**DIRECTIONS**
With the pictures left out, copy the listing below exactly.

── INPUT MATERIAL ──

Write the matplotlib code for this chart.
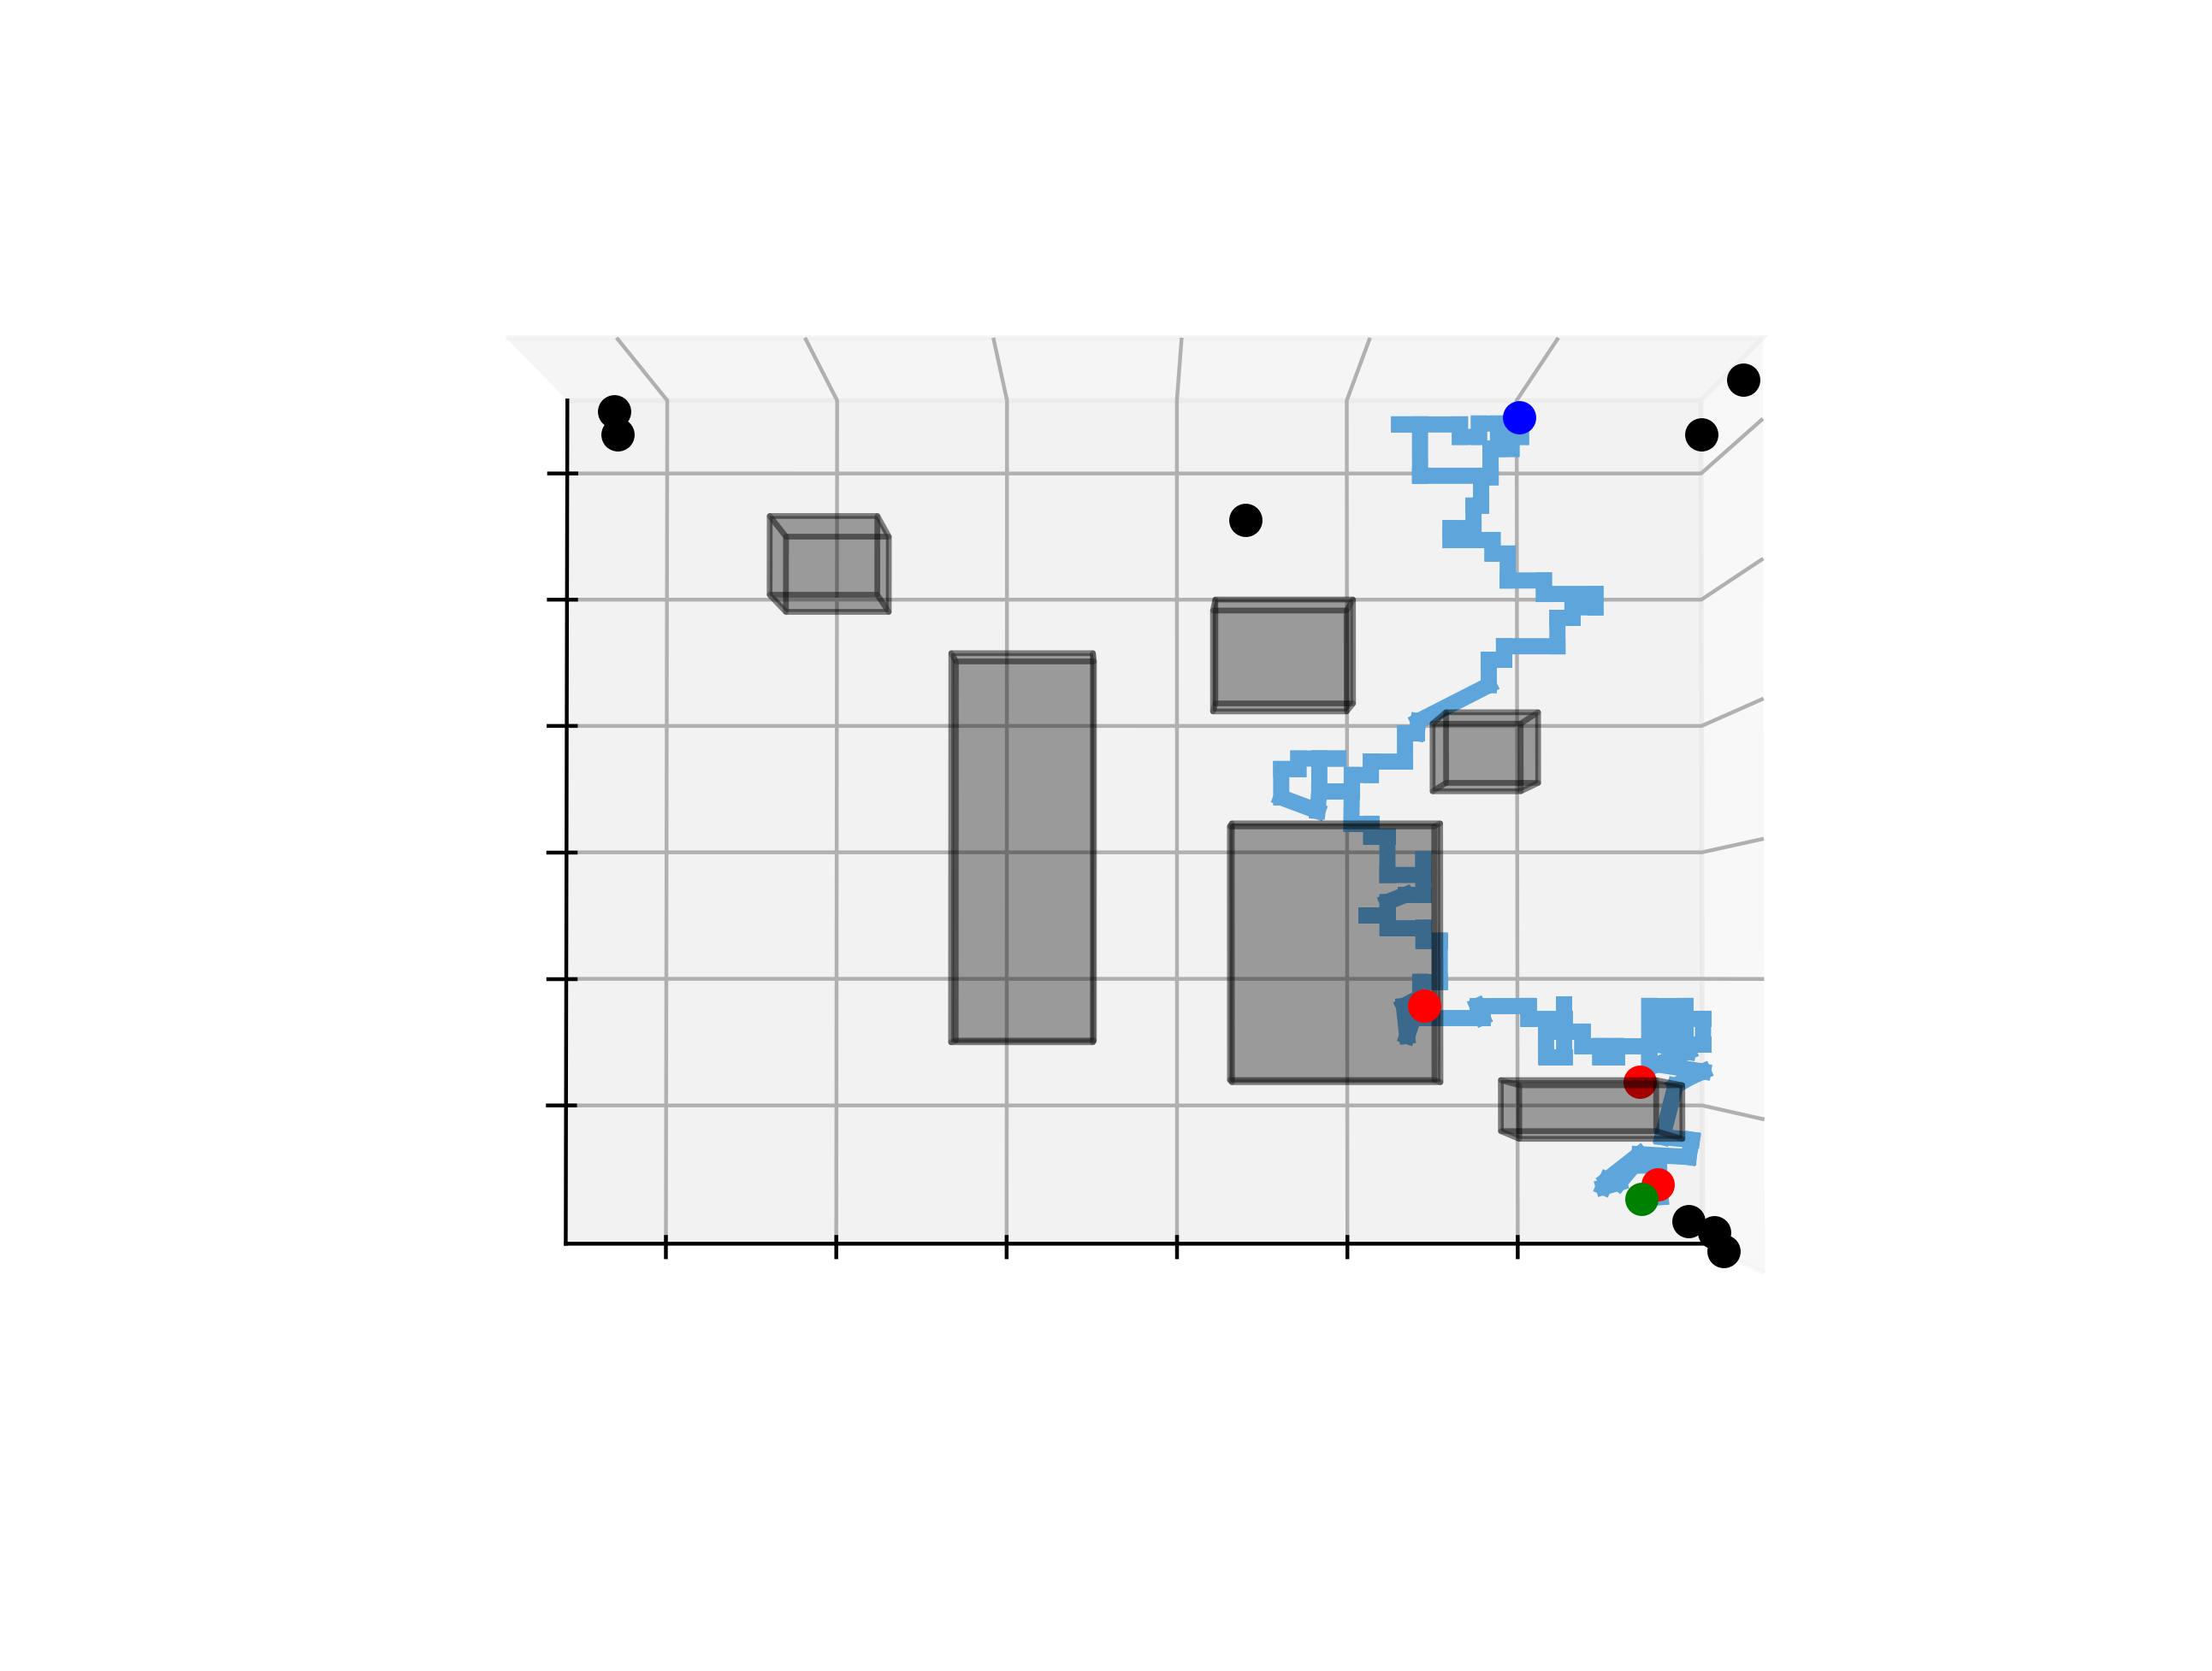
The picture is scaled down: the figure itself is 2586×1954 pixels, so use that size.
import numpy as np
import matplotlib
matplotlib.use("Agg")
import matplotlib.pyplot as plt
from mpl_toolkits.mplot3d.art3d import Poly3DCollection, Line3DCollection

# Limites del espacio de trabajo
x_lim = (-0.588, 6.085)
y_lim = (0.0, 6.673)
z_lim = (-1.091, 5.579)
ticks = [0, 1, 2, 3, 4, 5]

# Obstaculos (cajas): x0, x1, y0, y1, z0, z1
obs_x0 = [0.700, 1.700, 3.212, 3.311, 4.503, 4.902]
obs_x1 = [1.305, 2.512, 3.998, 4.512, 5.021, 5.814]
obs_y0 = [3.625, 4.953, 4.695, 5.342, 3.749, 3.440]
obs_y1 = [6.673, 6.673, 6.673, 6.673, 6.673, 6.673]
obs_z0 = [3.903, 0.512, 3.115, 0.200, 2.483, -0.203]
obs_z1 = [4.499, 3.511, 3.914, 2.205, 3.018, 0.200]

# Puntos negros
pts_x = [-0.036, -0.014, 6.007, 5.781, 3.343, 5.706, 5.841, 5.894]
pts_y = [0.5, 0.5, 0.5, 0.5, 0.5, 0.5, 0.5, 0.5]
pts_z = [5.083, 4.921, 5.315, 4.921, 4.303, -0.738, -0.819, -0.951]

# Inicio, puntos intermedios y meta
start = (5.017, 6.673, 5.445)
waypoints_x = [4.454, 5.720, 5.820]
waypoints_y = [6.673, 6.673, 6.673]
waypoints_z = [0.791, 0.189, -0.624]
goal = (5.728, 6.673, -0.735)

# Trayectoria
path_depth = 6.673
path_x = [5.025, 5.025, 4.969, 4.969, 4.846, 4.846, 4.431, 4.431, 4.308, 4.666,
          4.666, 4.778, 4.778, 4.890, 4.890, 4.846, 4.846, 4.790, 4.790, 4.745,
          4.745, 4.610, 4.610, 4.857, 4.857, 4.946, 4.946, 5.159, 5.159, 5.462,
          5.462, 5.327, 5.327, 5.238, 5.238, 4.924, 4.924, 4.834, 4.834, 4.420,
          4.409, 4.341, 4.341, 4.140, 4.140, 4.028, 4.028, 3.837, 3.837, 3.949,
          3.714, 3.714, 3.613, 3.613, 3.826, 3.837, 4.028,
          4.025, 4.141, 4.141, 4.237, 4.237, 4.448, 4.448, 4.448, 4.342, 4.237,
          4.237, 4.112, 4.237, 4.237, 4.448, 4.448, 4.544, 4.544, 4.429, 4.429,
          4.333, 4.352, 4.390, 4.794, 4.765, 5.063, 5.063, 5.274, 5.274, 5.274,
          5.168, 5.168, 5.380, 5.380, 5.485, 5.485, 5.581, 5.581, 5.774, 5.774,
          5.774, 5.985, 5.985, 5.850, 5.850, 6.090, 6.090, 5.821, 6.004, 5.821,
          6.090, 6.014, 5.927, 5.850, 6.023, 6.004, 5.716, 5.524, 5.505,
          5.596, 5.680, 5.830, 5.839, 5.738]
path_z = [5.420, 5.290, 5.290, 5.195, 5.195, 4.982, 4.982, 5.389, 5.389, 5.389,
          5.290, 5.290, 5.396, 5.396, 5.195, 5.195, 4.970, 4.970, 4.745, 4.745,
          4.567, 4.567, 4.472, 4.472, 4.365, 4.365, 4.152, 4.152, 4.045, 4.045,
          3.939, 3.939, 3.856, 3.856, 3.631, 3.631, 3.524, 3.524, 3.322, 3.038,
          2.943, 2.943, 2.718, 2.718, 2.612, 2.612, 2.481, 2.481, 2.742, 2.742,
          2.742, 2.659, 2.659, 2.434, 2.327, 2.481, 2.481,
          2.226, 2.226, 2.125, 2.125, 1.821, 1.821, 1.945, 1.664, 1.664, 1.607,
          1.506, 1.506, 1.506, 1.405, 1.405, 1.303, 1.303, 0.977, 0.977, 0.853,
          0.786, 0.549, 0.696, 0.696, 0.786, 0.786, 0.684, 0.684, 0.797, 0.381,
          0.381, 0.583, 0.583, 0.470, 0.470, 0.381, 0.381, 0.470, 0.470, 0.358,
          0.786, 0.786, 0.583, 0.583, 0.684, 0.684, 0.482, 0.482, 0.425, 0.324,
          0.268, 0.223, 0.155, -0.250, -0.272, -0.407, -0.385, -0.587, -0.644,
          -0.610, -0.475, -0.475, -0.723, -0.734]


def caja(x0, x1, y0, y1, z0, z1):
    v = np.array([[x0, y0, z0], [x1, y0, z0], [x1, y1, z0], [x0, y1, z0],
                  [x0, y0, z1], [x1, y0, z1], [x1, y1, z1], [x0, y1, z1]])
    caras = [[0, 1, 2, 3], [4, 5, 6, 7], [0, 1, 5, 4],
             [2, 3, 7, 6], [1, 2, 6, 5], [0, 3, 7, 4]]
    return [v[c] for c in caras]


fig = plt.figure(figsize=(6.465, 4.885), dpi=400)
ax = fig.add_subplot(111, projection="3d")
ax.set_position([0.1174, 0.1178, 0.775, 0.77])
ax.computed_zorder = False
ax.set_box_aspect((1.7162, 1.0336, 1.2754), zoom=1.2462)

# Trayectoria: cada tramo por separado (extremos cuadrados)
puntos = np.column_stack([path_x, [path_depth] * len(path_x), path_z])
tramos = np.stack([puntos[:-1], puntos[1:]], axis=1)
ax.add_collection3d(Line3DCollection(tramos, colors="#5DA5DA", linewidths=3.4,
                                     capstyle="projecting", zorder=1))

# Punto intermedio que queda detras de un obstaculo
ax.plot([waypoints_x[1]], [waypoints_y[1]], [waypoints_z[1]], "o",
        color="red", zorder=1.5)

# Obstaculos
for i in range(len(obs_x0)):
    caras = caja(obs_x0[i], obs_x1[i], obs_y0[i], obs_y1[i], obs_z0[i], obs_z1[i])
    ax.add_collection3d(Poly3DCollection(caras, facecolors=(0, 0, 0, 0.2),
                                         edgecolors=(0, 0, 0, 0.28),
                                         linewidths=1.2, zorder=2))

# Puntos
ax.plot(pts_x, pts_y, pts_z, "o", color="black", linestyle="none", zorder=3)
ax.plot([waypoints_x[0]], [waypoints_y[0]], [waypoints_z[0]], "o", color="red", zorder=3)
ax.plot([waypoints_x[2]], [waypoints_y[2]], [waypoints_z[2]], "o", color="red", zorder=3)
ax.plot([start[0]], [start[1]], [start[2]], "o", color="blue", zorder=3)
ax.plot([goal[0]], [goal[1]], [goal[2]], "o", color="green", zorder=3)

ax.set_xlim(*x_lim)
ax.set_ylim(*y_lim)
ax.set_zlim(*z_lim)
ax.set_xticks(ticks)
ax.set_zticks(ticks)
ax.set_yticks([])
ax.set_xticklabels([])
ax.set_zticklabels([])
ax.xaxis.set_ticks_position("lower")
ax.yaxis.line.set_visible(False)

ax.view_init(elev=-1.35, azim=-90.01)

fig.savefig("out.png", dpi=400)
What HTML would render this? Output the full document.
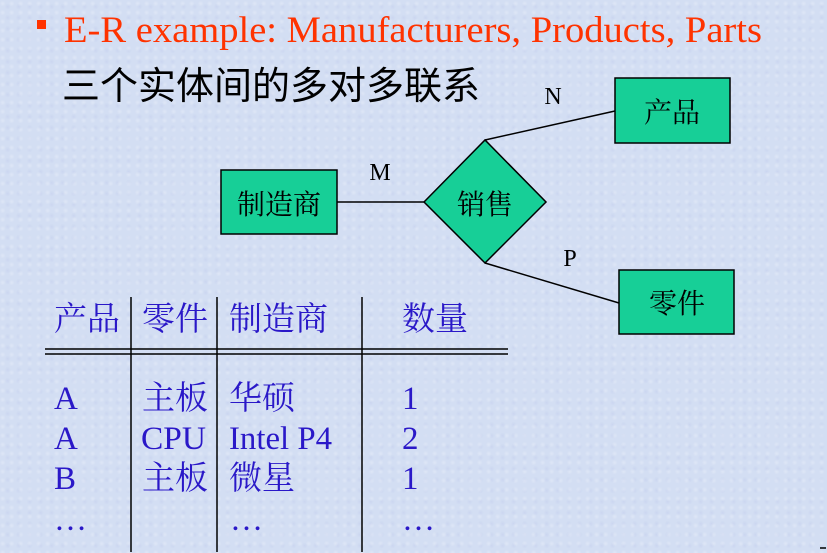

───

**RESPONSE**
Write the matplotlib code for this chart.
The picture is scaled down: the figure itself is 2586×1954 pixels, so use that size.
import numpy as np
import matplotlib
matplotlib.use("Agg")
import matplotlib.pyplot as plt
from mpl_toolkits.mplot3d.art3d import Poly3DCollection, Line3DCollection

# Limites del espacio de trabajo
x_lim = (-0.588, 6.085)
y_lim = (0.0, 6.673)
z_lim = (-1.091, 5.579)
ticks = [0, 1, 2, 3, 4, 5]

# Obstaculos (cajas): x0, x1, y0, y1, z0, z1
obs_x0 = [0.700, 1.700, 3.212, 3.311, 4.503, 4.902]
obs_x1 = [1.305, 2.512, 3.998, 4.512, 5.021, 5.814]
obs_y0 = [3.625, 4.953, 4.695, 5.342, 3.749, 3.440]
obs_y1 = [6.673, 6.673, 6.673, 6.673, 6.673, 6.673]
obs_z0 = [3.903, 0.512, 3.115, 0.200, 2.483, -0.203]
obs_z1 = [4.499, 3.511, 3.914, 2.205, 3.018, 0.200]

# Puntos negros
pts_x = [-0.036, -0.014, 6.007, 5.781, 3.343, 5.706, 5.841, 5.894]
pts_y = [0.5, 0.5, 0.5, 0.5, 0.5, 0.5, 0.5, 0.5]
pts_z = [5.083, 4.921, 5.315, 4.921, 4.303, -0.738, -0.819, -0.951]

# Inicio, puntos intermedios y meta
start = (5.017, 6.673, 5.445)
waypoints_x = [4.454, 5.720, 5.820]
waypoints_y = [6.673, 6.673, 6.673]
waypoints_z = [0.791, 0.189, -0.624]
goal = (5.728, 6.673, -0.735)

# Trayectoria
path_depth = 6.673
path_x = [5.025, 5.025, 4.969, 4.969, 4.846, 4.846, 4.431, 4.431, 4.308, 4.666,
          4.666, 4.778, 4.778, 4.890, 4.890, 4.846, 4.846, 4.790, 4.790, 4.745,
          4.745, 4.610, 4.610, 4.857, 4.857, 4.946, 4.946, 5.159, 5.159, 5.462,
          5.462, 5.327, 5.327, 5.238, 5.238, 4.924, 4.924, 4.834, 4.834, 4.420,
          4.409, 4.341, 4.341, 4.140, 4.140, 4.028, 4.028, 3.837, 3.837, 3.949,
          3.714, 3.714, 3.613, 3.613, 3.826, 3.837, 4.028,
          4.025, 4.141, 4.141, 4.237, 4.237, 4.448, 4.448, 4.448, 4.342, 4.237,
          4.237, 4.112, 4.237, 4.237, 4.448, 4.448, 4.544, 4.544, 4.429, 4.429,
          4.333, 4.352, 4.390, 4.794, 4.765, 5.063, 5.063, 5.274, 5.274, 5.274,
          5.168, 5.168, 5.380, 5.380, 5.485, 5.485, 5.581, 5.581, 5.774, 5.774,
          5.774, 5.985, 5.985, 5.850, 5.850, 6.090, 6.090, 5.821, 6.004, 5.821,
          6.090, 6.014, 5.927, 5.850, 6.023, 6.004, 5.716, 5.524, 5.505,
          5.596, 5.680, 5.830, 5.839, 5.738]
path_z = [5.420, 5.290, 5.290, 5.195, 5.195, 4.982, 4.982, 5.389, 5.389, 5.389,
          5.290, 5.290, 5.396, 5.396, 5.195, 5.195, 4.970, 4.970, 4.745, 4.745,
          4.567, 4.567, 4.472, 4.472, 4.365, 4.365, 4.152, 4.152, 4.045, 4.045,
          3.939, 3.939, 3.856, 3.856, 3.631, 3.631, 3.524, 3.524, 3.322, 3.038,
          2.943, 2.943, 2.718, 2.718, 2.612, 2.612, 2.481, 2.481, 2.742, 2.742,
          2.742, 2.659, 2.659, 2.434, 2.327, 2.481, 2.481,
          2.226, 2.226, 2.125, 2.125, 1.821, 1.821, 1.945, 1.664, 1.664, 1.607,
          1.506, 1.506, 1.506, 1.405, 1.405, 1.303, 1.303, 0.977, 0.977, 0.853,
          0.786, 0.549, 0.696, 0.696, 0.786, 0.786, 0.684, 0.684, 0.797, 0.381,
          0.381, 0.583, 0.583, 0.470, 0.470, 0.381, 0.381, 0.470, 0.470, 0.358,
          0.786, 0.786, 0.583, 0.583, 0.684, 0.684, 0.482, 0.482, 0.425, 0.324,
          0.268, 0.223, 0.155, -0.250, -0.272, -0.407, -0.385, -0.587, -0.644,
          -0.610, -0.475, -0.475, -0.723, -0.734]


def caja(x0, x1, y0, y1, z0, z1):
    v = np.array([[x0, y0, z0], [x1, y0, z0], [x1, y1, z0], [x0, y1, z0],
                  [x0, y0, z1], [x1, y0, z1], [x1, y1, z1], [x0, y1, z1]])
    caras = [[0, 1, 2, 3], [4, 5, 6, 7], [0, 1, 5, 4],
             [2, 3, 7, 6], [1, 2, 6, 5], [0, 3, 7, 4]]
    return [v[c] for c in caras]


fig = plt.figure(figsize=(6.465, 4.885), dpi=400)
ax = fig.add_subplot(111, projection="3d")
ax.set_position([0.1174, 0.1178, 0.775, 0.77])
ax.computed_zorder = False
ax.set_box_aspect((1.7162, 1.0336, 1.2754), zoom=1.2462)

# Trayectoria: cada tramo por separado (extremos cuadrados)
puntos = np.column_stack([path_x, [path_depth] * len(path_x), path_z])
tramos = np.stack([puntos[:-1], puntos[1:]], axis=1)
ax.add_collection3d(Line3DCollection(tramos, colors="#5DA5DA", linewidths=3.4,
                                     capstyle="projecting", zorder=1))

# Punto intermedio que queda detras de un obstaculo
ax.plot([waypoints_x[1]], [waypoints_y[1]], [waypoints_z[1]], "o",
        color="red", zorder=1.5)

# Obstaculos
for i in range(len(obs_x0)):
    caras = caja(obs_x0[i], obs_x1[i], obs_y0[i], obs_y1[i], obs_z0[i], obs_z1[i])
    ax.add_collection3d(Poly3DCollection(caras, facecolors=(0, 0, 0, 0.2),
                                         edgecolors=(0, 0, 0, 0.28),
                                         linewidths=1.2, zorder=2))

# Puntos
ax.plot(pts_x, pts_y, pts_z, "o", color="black", linestyle="none", zorder=3)
ax.plot([waypoints_x[0]], [waypoints_y[0]], [waypoints_z[0]], "o", color="red", zorder=3)
ax.plot([waypoints_x[2]], [waypoints_y[2]], [waypoints_z[2]], "o", color="red", zorder=3)
ax.plot([start[0]], [start[1]], [start[2]], "o", color="blue", zorder=3)
ax.plot([goal[0]], [goal[1]], [goal[2]], "o", color="green", zorder=3)

ax.set_xlim(*x_lim)
ax.set_ylim(*y_lim)
ax.set_zlim(*z_lim)
ax.set_xticks(ticks)
ax.set_zticks(ticks)
ax.set_yticks([])
ax.set_xticklabels([])
ax.set_zticklabels([])
ax.xaxis.set_ticks_position("lower")
ax.yaxis.line.set_visible(False)

ax.view_init(elev=-1.35, azim=-90.01)

fig.savefig("out.png", dpi=400)
What HTML would render this? Output the full document.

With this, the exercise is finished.